Though we didn't get photos, the robin flocks were really something of a spectacle. Folks in town were talking of the 'suicide birds'. They were gathered by the highway edge in large flocks of 50 or more and would fly up in a scatter when a car got near. Never have I seen so many. Thousands. Along the road to Stewart. Who knew?
The Lillooet (tried to figured out how to say it all day) Valley was phenomenal. Sagebrush and ponderosa pines, we camped under limestone crags and dreamed to coyote howls and owl hoots. Even meadowlarks on the fence posts. We felt like we were back in Colorado. It's in the rain shadow of the Coast Mountains, and would make a darn fine place to raise a few goats.
In the morning we woke to song sparrows and red-breasted sapsuckers.
The Skeena and Fraser River valleys are full of history and we pulled into a few of the towns along the way to get a sense of it. Most of the villages are First Nations communities and many still have totem poles erected in front of houses commemorating events or people's passing. Didn't know inland native groups also carved them. We loved the kid's bike leaning against this one. They are powerful, beautiful, and mysterious, and make a pretty solid bike rack.
Here's Mo and Chance atop a Kitwanga area fort from the 1700s.

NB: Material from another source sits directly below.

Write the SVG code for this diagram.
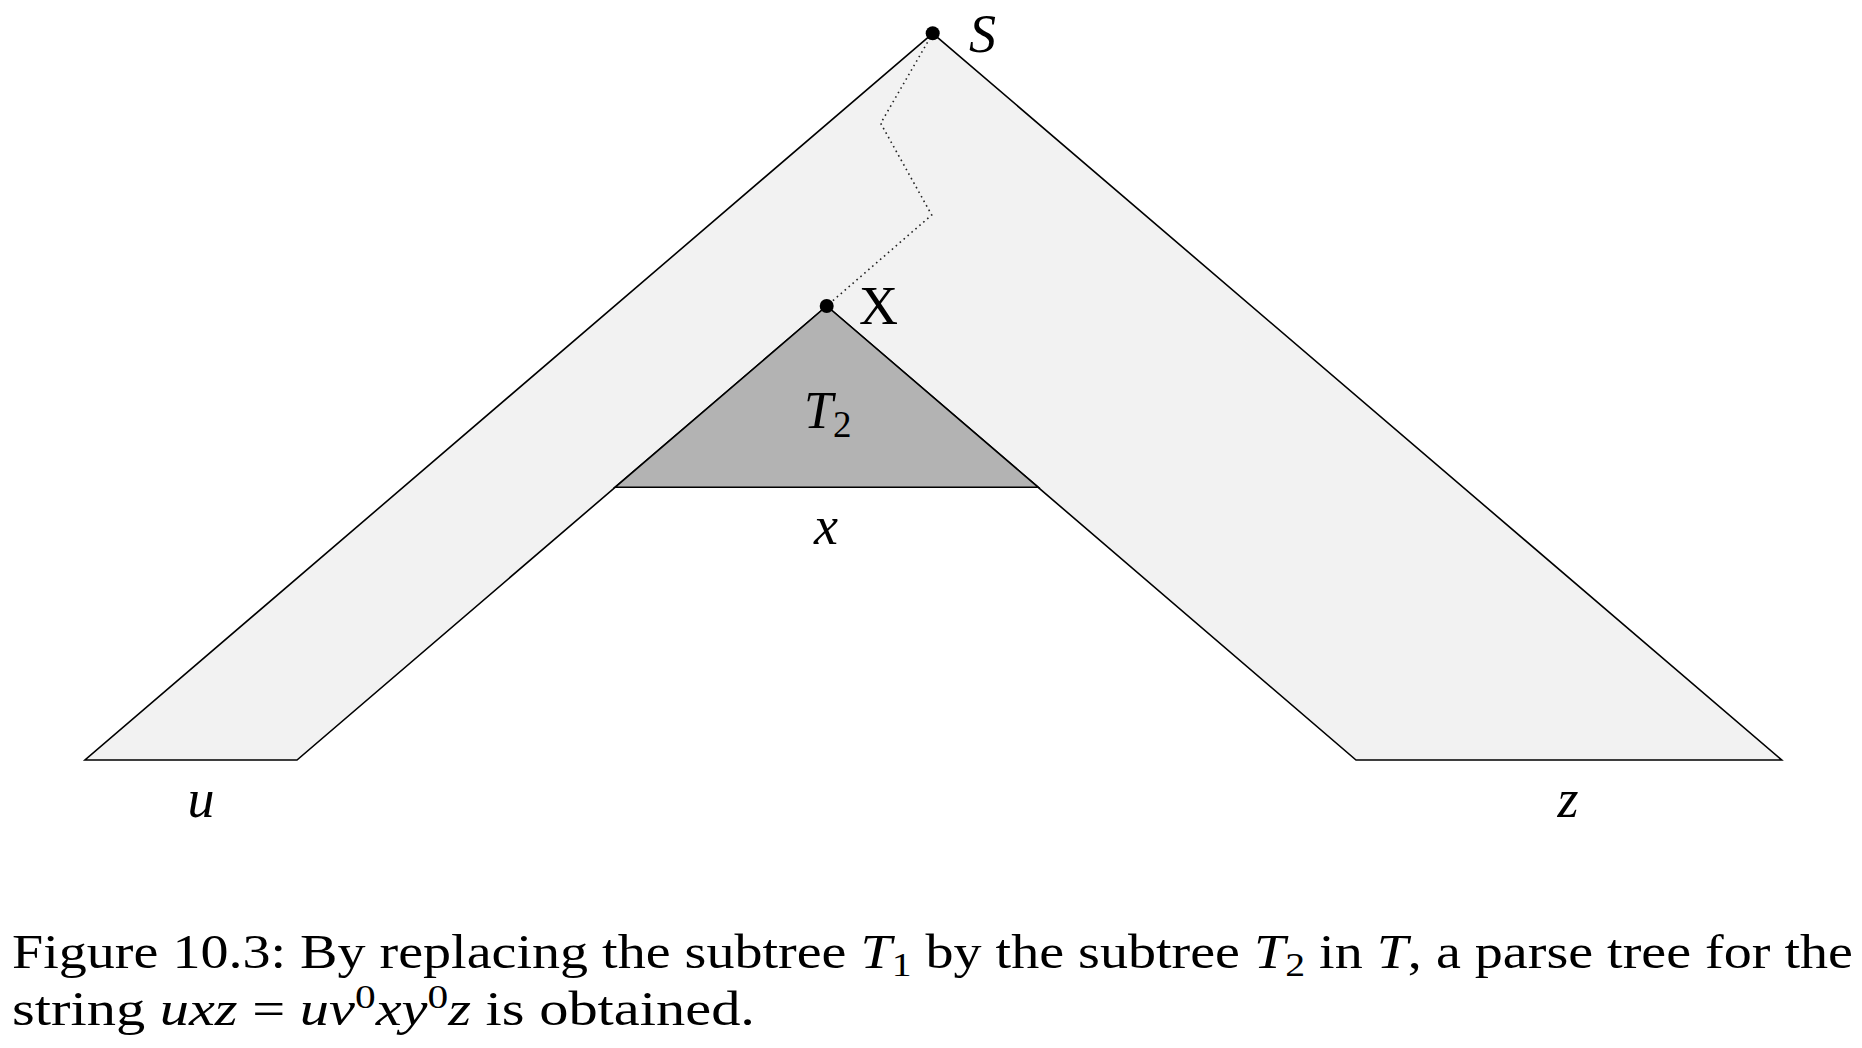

They rolled huge spikey logs up the flanks of this bluff and cut them loose on the poor attacking tribes below.
It was raining at Whistler and chairlifts were shutting down daily, but we were tempted to try for one last day of skiing before going sailing for the summer. But they still wanted $72 for a half-day ticket. Outrageous. So we passed it up. Besides, they'd all just gawk and point at us on our telemark skis anyway, and fall down when we scorched past. Who needs that? So we drove to the coast - so good to see an oystercatcher greeting us - and in to Seattle.